Dollar tumbles under 120 yen in Tokyo on last market day of year

LONDON: The dollar quit early increases to dips under 120 yen in Tokyo trading late on Tuesday, the last market day of the year.
At 5 pm, the dollar stood at ¥119.79-80, down from ¥120.32-32 at the same time on Monday. The euro was at $1.2162-2163, down from $1.2179-2180, and at ¥145.70-71, down from ¥146.56-57.
The greenback hovered around ¥120.70 in the morning after getting a lift versus the Japanese currency in overseas trading the previous day from its strength against the euro on rekindled concerns over the Greek economy.
But the U.S. unit was unable to hold on to the initial level as risk aversion grew among traders on the back of weakness in Tokyo stocks.

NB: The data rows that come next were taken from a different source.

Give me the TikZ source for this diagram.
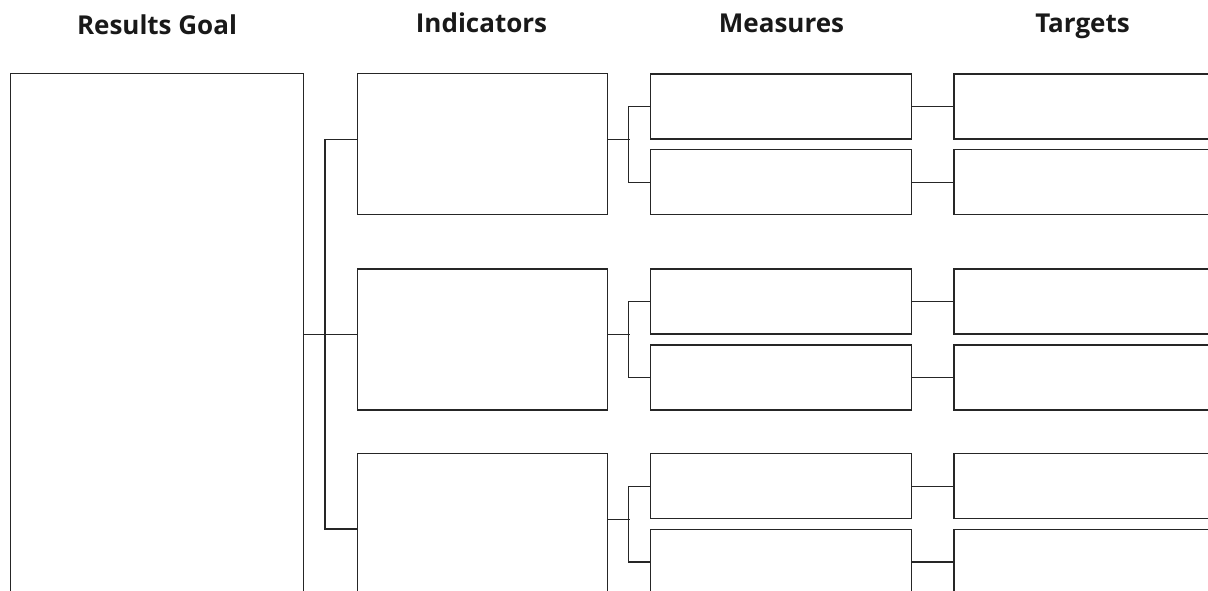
\documentclass[tikz,border=0pt]{standalone}
\usepackage{fontspec}
\setmainfont{Open Sans}
\begin{document}
\begin{tikzpicture}[x=1pt,y=-1pt,
  box/.style={draw=black!85,line width=1.4pt,rectangle,inner sep=0pt,anchor=north west},
  head/.style={font=\bfseries\fontsize{26}{32}\selectfont,anchor=base,inner sep=0pt,text=black!90},
  conn/.style={draw=black!85,line width=1.4pt}]
\useasboundingbox (0,0) rectangle (1208,590);
\clip (0,0) rectangle (1208,590);
\fill[white] (0,0) rectangle (1208,590);
% headers
\node[head] (hG) at (157,34) {Results Goal};
\node[head] (hI) at (481.5,32) {Indicators};
\node[head] (hM) at (781.5,32) {Measures};
\node[head] (hT) at (1082.5,32.5) {Targets};
% goal
\node[box,minimum width=293pt,minimum height=600pt] (G) at (10,73) {};
% indicators
\node[box,minimum width=250pt,minimum height=141pt] (I1) at (357,73) {};
\node[box,minimum width=250pt,minimum height=141pt] (I2) at (357,268.3) {};
\node[box,minimum width=250pt,minimum height=200pt] (I3) at (357,453) {};
% measures
\node[box,minimum width=261pt,minimum height=65pt] (M1) at (650,73.3) {};
\node[box,minimum width=261pt,minimum height=65pt] (M2) at (650,149) {};
\node[box,minimum width=261pt,minimum height=65pt] (M3) at (650,268.3) {};
\node[box,minimum width=261pt,minimum height=65pt] (M4) at (650,344.3) {};
\node[box,minimum width=261pt,minimum height=65pt] (M5) at (650,453) {};
\node[box,minimum width=261pt,minimum height=100pt] (M6) at (650,529) {};
% targets
\node[box,minimum width=300pt,minimum height=65pt] (T1) at (953.3,73.3) {};
\node[box,minimum width=300pt,minimum height=65pt] (T2) at (953.3,149) {};
\node[box,minimum width=300pt,minimum height=65pt] (T3) at (953.3,268.3) {};
\node[box,minimum width=300pt,minimum height=65pt] (T4) at (953.3,344.3) {};
\node[box,minimum width=300pt,minimum height=65pt] (T5) at (953.3,453) {};
\node[box,minimum width=300pt,minimum height=100pt] (T6) at (953.3,529) {};
% goal to indicators
\draw[conn] (G.east |- M3.south) -- (I2.west |- M3.south);
\draw[conn] (I1.west |- M1.south) -- ++(-32,0) |- (I3.west |- M6.north);
% indicators to measures
\draw[conn] (I1.east |- M1.south) -- ++(22,0);
\draw[conn] (M1.west) -- ++(-21.5,0) |- (M2.west);
\draw[conn] (I2.east |- M3.south) -- ++(22,0);
\draw[conn] (M3.west) -- ++(-21.5,0) |- (M4.west);
\draw[conn] (I3.east |- M5.south) -- ++(22,0);
\draw[conn] (M5.west) -- ++(-21.5,0) |- (M6.west |- 0,562);
% measures to targets
\draw[conn] (M1.east) -- (T1.west);
\draw[conn] (M2.east) -- (T2.west);
\draw[conn] (M3.east) -- (T3.west);
\draw[conn] (M4.east) -- (T4.west);
\draw[conn] (M5.east) -- (T5.west);
\draw[conn] (M6.east |- 0,562) -- (T6.west |- 0,562);
\end{tikzpicture}
\end{document}
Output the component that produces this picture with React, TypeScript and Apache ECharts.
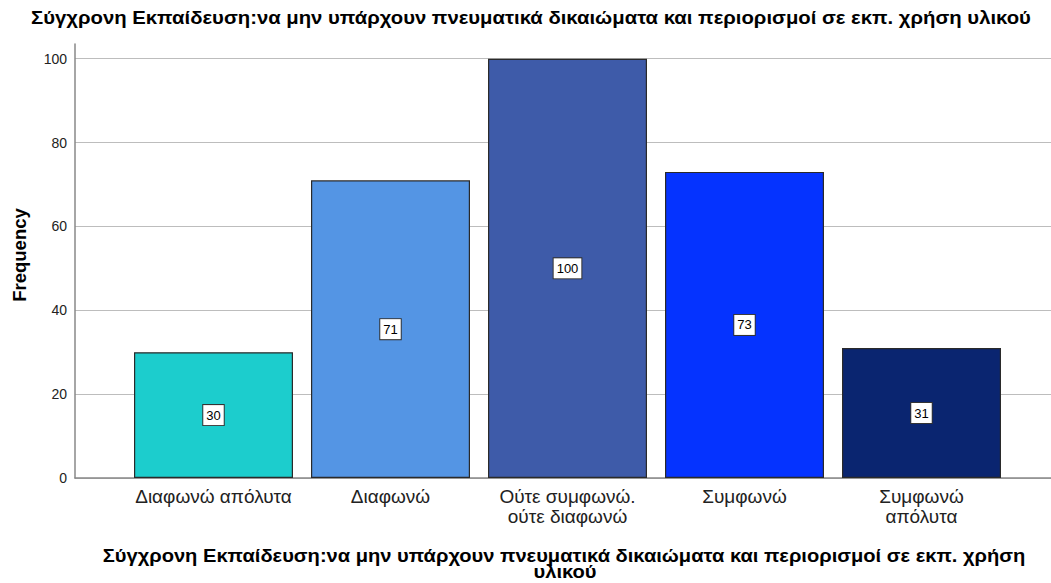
import React, { useEffect, useRef } from "react";
import * as echarts from "echarts";

const titleText = "Σύγχρονη Εκπαίδευση:να μην υπάρχουν πνευματικά δικαιώματα και περιορισμοί σε εκπ. χρήση υλικού";
const xAxisTitleLines = ["Σύγχρονη Εκπαίδευση:να μην υπάρχουν πνευματικά δικαιώματα και περιορισμοί σε εκπ. χρήση", "υλικού"];
const yAxisTitle = "Frequency";
const categories = ["Διαφωνώ απόλυτα", "Διαφωνώ", "Ούτε συμφωνώ.\nούτε διαφωνώ", "Συμφωνώ", "Συμφωνώ\nαπόλυτα"];
const frequencies = [30, 71, 100, 73, 31];
const barColors = ["#1CCDCD", "#5495E4", "#3E5BA9", "#0533FF", "#0A2570"];
const yTicks = [0, 20, 40, 60, 80, 100];

const FONT = "'Liberation Sans', Arial, sans-serif";

export default function App() {
  const ref = useRef<HTMLDivElement>(null);
  useEffect(() => {
    if (!ref.current) return;
    const chart = echarts.init(ref.current, null, { renderer: "svg" });
    const boldText = (text: string, x: number, y: number, sx: number, size = 17.5, rotation = 0) => ({
      type: "text",
      x,
      y,
      scaleX: sx,
      rotation,
      style: {
        text,
        fill: "#000",
        font: `bold ${size}px ${FONT}`,
        textAlign: "center",
        textVerticalAlign: "middle",
      },
    });
    chart.setOption({
      animation: false,
      backgroundColor: "#ffffff",
      textStyle: { fontFamily: FONT },
      graphic: [
        boldText(titleText, 531, 18, 1.16),
        boldText(xAxisTitleLines[0], 564, 556, 1.15),
        boldText(xAxisTitleLines[1], 565, 572, 1.15),
        boldText(yAxisTitle, 19, 255, 1, 18.5, Math.PI / 2),
      ],
      grid: [
        { left: 75, right: 0, top: 44, bottom: 105, containLabel: false },
        { left: 125, right: 41, top: 44, bottom: 105, containLabel: false },
      ],
      xAxis: [
        {
          type: "value",
          gridIndex: 0,
          min: 0,
          max: 1,
          axisLine: { show: true, lineStyle: { color: "#888", width: 1.5 } },
          axisTick: { show: false },
          axisLabel: { show: false },
          splitLine: { show: false },
        },
        {
          type: "category",
          gridIndex: 1,
          data: categories,
          axisLine: { show: false },
          axisTick: { show: false },
          axisLabel: {
            interval: 0,
            margin: 8,
            fontFamily: FONT,
            fontSize: 19,
            color: "#222",
            lineHeight: 20,
          },
        },
      ],
      yAxis: [
        {
          type: "value",
          gridIndex: 0,
          min: 0,
          max: 103.5,
          interval: 20,
          axisLine: { show: true, lineStyle: { color: "#888", width: 1.5 } },
          axisTick: { show: false },
          axisLabel: {
            showMaxLabel: false,
            fontFamily: FONT,
            fontSize: 14,
            color: "#222",
            margin: 8,
            formatter: (v: number) => (yTicks.includes(v) ? String(v) : ""),
          },
          splitLine: { show: true, showMaxLine: false, lineStyle: { color: "#bdbdbd", width: 1 } },
        },
        {
          type: "value",
          gridIndex: 1,
          min: 0,
          max: 103.5,
          show: false,
          splitLine: { show: false },
        },
      ],
      series: [
        {
          type: "bar",
          xAxisIndex: 1,
          yAxisIndex: 1,
          barWidth: 159,
          data: frequencies.map((v, i) => ({
            value: v,
            itemStyle: { color: barColors[i], borderColor: "#2a2a2a", borderWidth: 1.2 },
          })),
          label: {
            show: true,
            position: "inside",
            fontFamily: FONT,
            fontSize: 13,
            color: "#000",
            backgroundColor: "#fff",
            borderColor: "#333",
            borderWidth: 1,
            padding: [4, 3, 3, 3],
          },
        },
      ],
    });
    return () => chart.dispose();
  }, []);
  return <div ref={ref} style={{ width: 1051, height: 583, position: "absolute", left: 0, top: 0 }} />;
}
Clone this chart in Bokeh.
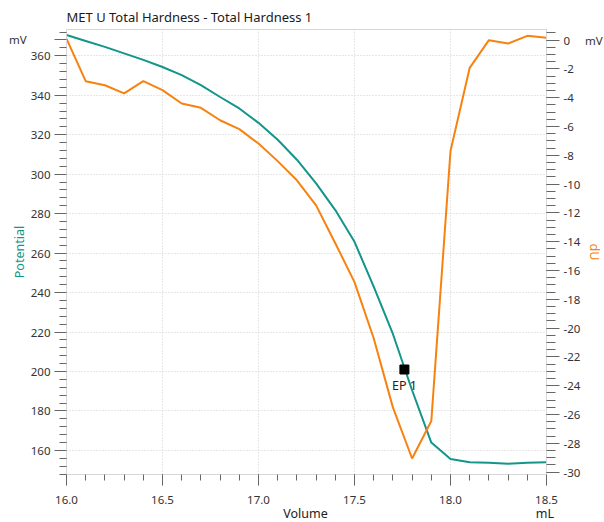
from bokeh.plotting import figure
from bokeh.models import (Range1d, LinearAxis, SingleIntervalTicker, FixedTicker,
                          PrintfTickFormatter, Label, ColumnDataSource)
from bokeh.embed import file_html
from bokeh.resources import INLINE

# ---- data ----
volume = [16.0, 16.1, 16.2, 16.3, 16.4, 16.5, 16.6, 16.7, 16.8, 16.9,
          17.0, 17.1, 17.2, 17.3, 17.4, 17.5, 17.6, 17.7, 17.8, 17.9,
          18.0, 18.1, 18.2, 18.3, 18.4, 18.5]
potential = [370.5, 367.5, 364.5, 361.2, 357.9, 354.3, 350.2, 345.1, 339.1, 333.3,
             326.0, 317.4, 307.3, 295.3, 281.8, 265.7, 243.0, 219.0, 190.5, 164.0,
             155.7, 154.0, 153.8, 153.3, 153.7, 154.0]
dU = [0.1, -2.85, -3.13, -3.7, -2.85, -3.47, -4.4, -4.7, -5.56, -6.18,
      -7.18, -8.4, -9.73, -11.47, -14.1, -16.8, -20.7, -25.5, -29.05, -26.45,
      -7.7, -1.92, 0.0, -0.23, 0.3, 0.16]
ep_volume = [17.76]
ep_potential = [201.0]
ep_label = "EP 1"
title_text = "MET U Total Hardness - Total Hardness  1"
x_label, x_unit = "Volume", "mL"
y_label, y_unit = "Potential", "mV"
y2_label, y2_unit = "dU", "mV"

TEAL = "#12958a"
ORANGE = "#f7820f"
FONT = "Noto Sans"
TXT = "#222222"
NB = "\u00a0"

p = figure(frame_width=480, frame_height=445, output_backend="svg", toolbar_location=None,
           x_range=Range1d(16.0, 18.5), y_range=Range1d(147.8, 373.3),
           min_border_left=66, min_border_top=29, min_border_right=10, min_border_bottom=10)
p.outline_line_color = "#d8d8d8"
p.background_fill_color = "white"
p.border_fill_color = "white"

p.title.text = title_text
p.title.align = "left"
p.title.text_font = FONT
p.title.text_font_size = "13px"
p.title.text_font_style = "normal"
p.title.text_color = "#1a1a1a"
p.title.standoff = 7

p.extra_y_ranges = {"dU": Range1d(-30.16, 0.74)}

src = ColumnDataSource(dict(volume=volume, potential=potential, dU=dU))
p.line("volume", "potential", source=src, color=TEAL, line_width=2)
p.line("volume", "dU", source=src, color=ORANGE, line_width=2, y_range_name="dU")
p.scatter(ep_volume, ep_potential, marker="square", size=9, color="black")
p.add_layout(Label(x=ep_volume[0], y=197.0, text=ep_label, text_align="center",
                   text_baseline="top", text_font=FONT, text_font_size="12.5px",
                   text_color=TXT))

# x axis (unit placed on the axis-label row, at the right end)
xa = p.xaxis[0]
xa.ticker = SingleIntervalTicker(interval=0.5, num_minor_ticks=5)
xa.formatter = PrintfTickFormatter(format="%.1f")
xa.axis_label = NB * 69 + x_label + NB * 64 + x_unit

# left axis (unit shown as an extra tick label at the top)
left_major = list(range(160, 361, 20)) + [368]
left_minor = [v for v in range(148, 373, 4) if v not in left_major]
ya = p.yaxis[0]
ya.ticker = FixedTicker(ticks=left_major, minor_ticks=left_minor)
ya.formatter = PrintfTickFormatter(format="%d")
ya.major_label_overrides = {368: y_unit + NB * 8}
ya.axis_label = y_label
ya.axis_label_text_color = TEAL
p.ygrid.ticker = SingleIntervalTicker(interval=20)

# right axis
ra = LinearAxis(y_range_name="dU", ticker=SingleIntervalTicker(interval=2, num_minor_ticks=4),
                axis_label=y2_label, formatter=PrintfTickFormatter(format="%d"))
ra.major_label_overrides = {0: "0" + NB * 5 + y2_unit}
ra.axis_label_text_color = ORANGE
p.add_layout(ra, "right")

for ax in [xa, ya, ra]:
    ax.axis_line_color = "#d8d8d8"
    ax.major_tick_line_color = "#666666"
    ax.minor_tick_line_color = "#666666"
    ax.major_tick_in = 0
    ax.minor_tick_in = 0
    ax.major_label_text_font = FONT
    ax.major_label_text_font_size = "11.5px"
    ax.major_label_text_color = "#333333"
    ax.axis_label_text_font = FONT
    ax.axis_label_text_font_size = "12.5px"
    ax.axis_label_text_font_style = "normal"
xa.axis_label_text_color = TXT

xa.major_tick_out, xa.minor_tick_out = 11, 6
xa.major_label_standoff = 10
xa.axis_label_standoff = -2

ya.major_tick_out, ya.minor_tick_out = 12, 7
ya.major_label_standoff = 4
ya.axis_label_standoff = -22

ra.major_tick_out, ra.minor_tick_out = 13, 9
ra.major_label_standoff = 4
ra.axis_label_standoff = -20

p.xgrid.grid_line_color = "#cfcfcf"
p.xgrid.grid_line_dash = "1 2"
p.ygrid.grid_line_color = "#cfcfcf"
p.ygrid.grid_line_dash = "1 2"

open("out.html", "w").write(file_html(p, INLINE))
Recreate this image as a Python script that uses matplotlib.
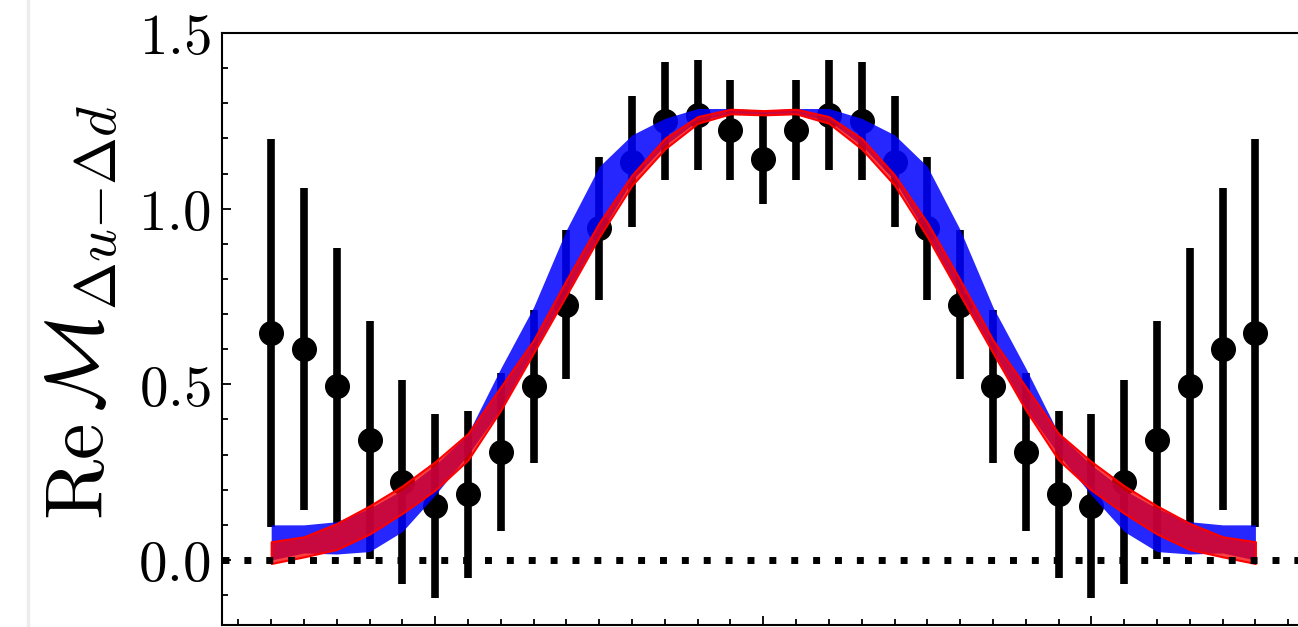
import matplotlib
matplotlib.use("Agg")
import matplotlib.pyplot as plt
from matplotlib.lines import Line2D
from matplotlib.ticker import FuncFormatter, MultipleLocator
import numpy as np

plt.rcParams["mathtext.fontset"] = "cm"

# separation z (lattice units)
z = list(range(-15, 16))

# lattice data points with errors
re_m = [0.646, 0.600, 0.495, 0.342, 0.222, 0.154, 0.187, 0.308, 0.494, 0.727, 0.944,
        1.134, 1.250, 1.267, 1.224, 1.142, 1.224, 1.267, 1.250, 1.134, 0.944, 0.727,
        0.494, 0.308, 0.187, 0.154, 0.222, 0.342, 0.495, 0.600, 0.646]
re_err = [0.553, 0.459, 0.392, 0.338, 0.290, 0.262, 0.237, 0.225, 0.218, 0.213, 0.204,
          0.187, 0.168, 0.157, 0.143, 0.129, 0.143, 0.157, 0.168, 0.187, 0.204, 0.213,
          0.218, 0.225, 0.237, 0.262, 0.290, 0.338, 0.392, 0.459, 0.553]

# reconstruction bands (blue: first fit, red: second fit)
blue_lo = [0.000, 0.020, 0.017, 0.024, 0.081, 0.185, 0.300, 0.430, 0.595, 0.755, 0.925,
           1.080, 1.180, 1.250, 1.270, 1.265, 1.270, 1.250, 1.180, 1.080, 0.925, 0.755,
           0.595, 0.430, 0.300, 0.185, 0.081, 0.024, 0.017, 0.020, 0.000]
blue_hi = [0.100, 0.100, 0.109, 0.147, 0.199, 0.270, 0.360, 0.546, 0.720, 0.940, 1.120,
           1.210, 1.257, 1.285, 1.285, 1.280, 1.285, 1.285, 1.257, 1.210, 1.120, 0.940,
           0.720, 0.546, 0.360, 0.270, 0.199, 0.147, 0.109, 0.100, 0.100]
red_lo = [-0.010, 0.009, 0.030, 0.074, 0.133, 0.199, 0.285, 0.427, 0.590, 0.754, 0.920,
          1.067, 1.170, 1.243, 1.270, 1.267, 1.270, 1.243, 1.170, 1.067, 0.920, 0.754,
          0.590, 0.427, 0.285, 0.199, 0.133, 0.074, 0.030, 0.009, -0.010]
red_hi = [0.052, 0.066, 0.104, 0.154, 0.211, 0.280, 0.360, 0.493, 0.626, 0.797, 0.960,
          1.096, 1.200, 1.262, 1.283, 1.279, 1.283, 1.262, 1.200, 1.096, 0.960, 0.797,
          0.626, 0.493, 0.360, 0.280, 0.211, 0.154, 0.104, 0.066, 0.052]

fig = plt.figure(figsize=(12.98, 6.27), dpi=100)
ax = fig.add_axes([0.1710, 0.0032, 0.8341, 0.9442])

ax.errorbar(z, re_m, yerr=re_err, fmt="o", color="black", ms=17, elinewidth=5.5,
            capsize=0, zorder=2)
ax.fill_between(z, blue_lo, blue_hi, color="blue", alpha=0.85, lw=0, zorder=3)
ax.fill_between(z, red_lo, red_hi, facecolor=(1, 0, 0, 0.75), edgecolor="red",
                lw=1.5, zorder=4)
ax.axhline(0.0, color="black", lw=5, ls=(0, (1, 2.15)), dash_capstyle="butt", zorder=5)

ax.set_xlim(-16.5, 16.5)
ax.set_ylim(-0.185, 1.5)

ax.xaxis.set_major_locator(MultipleLocator(10))
ax.xaxis.set_minor_locator(MultipleLocator(1))
ax.yaxis.set_major_locator(MultipleLocator(0.5))
ax.yaxis.set_minor_locator(MultipleLocator(0.1))
ax.yaxis.set_major_formatter(FuncFormatter(lambda v, p: f"${v:.1f}$"))
ax.tick_params(which="both", direction="in", top=False, right=False, width=1.3,
               labelbottom=False)
ax.tick_params(which="major", length=6.5, labelsize=41, pad=8)
ax.tick_params(which="minor", length=4)
for s in ax.spines.values():
    s.set_linewidth(1.5)

fig.text(81.5 / 1298, 1 - 312.5 / 627, r"$\mathrm{Re}\,\mathcal{M}_{\Delta u{-}\Delta d}$",
         fontsize=59, rotation=90, ha="center", va="center")

# thin page edge on the left
fig.add_artist(Line2D([0.0215, 0.0215], [0, 1], color="#ececec", lw=2.5))

fig.savefig("out.png", dpi=100)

In late trading, the dollar dived to levels near ¥119.60 on renewed selling. The U.S. currency extended its fall versus the yen in London later in the day.
“The Greek issue was used as an excuse for selling to lock in profits,” following the dollar’s recent rally against the yen, an official at a foreign exchange brokerage house said.
Investors are cautious after Greece’s parliament failed to elect a new president Monday and a general election in the country has been set for Jan. 25. A left-wing opposition party rejecting austerity steps is now believed to be leading the race.
Meanwhile, given piles of yen-short positions, the Japanese currency is now susceptible to buying to cover the positions, an official at a major securities firm pointed out.
Despite uncertainties about the political situation in Greece, the dollar is expected to remain on an upward trend next year after advancing about ¥15, or about 14 percent, this year, analysts said.
The greenback was stuck roughly in a range between ¥100 and ¥105 in the first half of this year but staged a sharp rise in the second half, hitting a seven-year high slightly below ¥122 in early December.
The dollar’s upward trend versus the yen is expected to continue to be underpinned by the difference between the monetary policy directions in Japan and the United States, analysts said.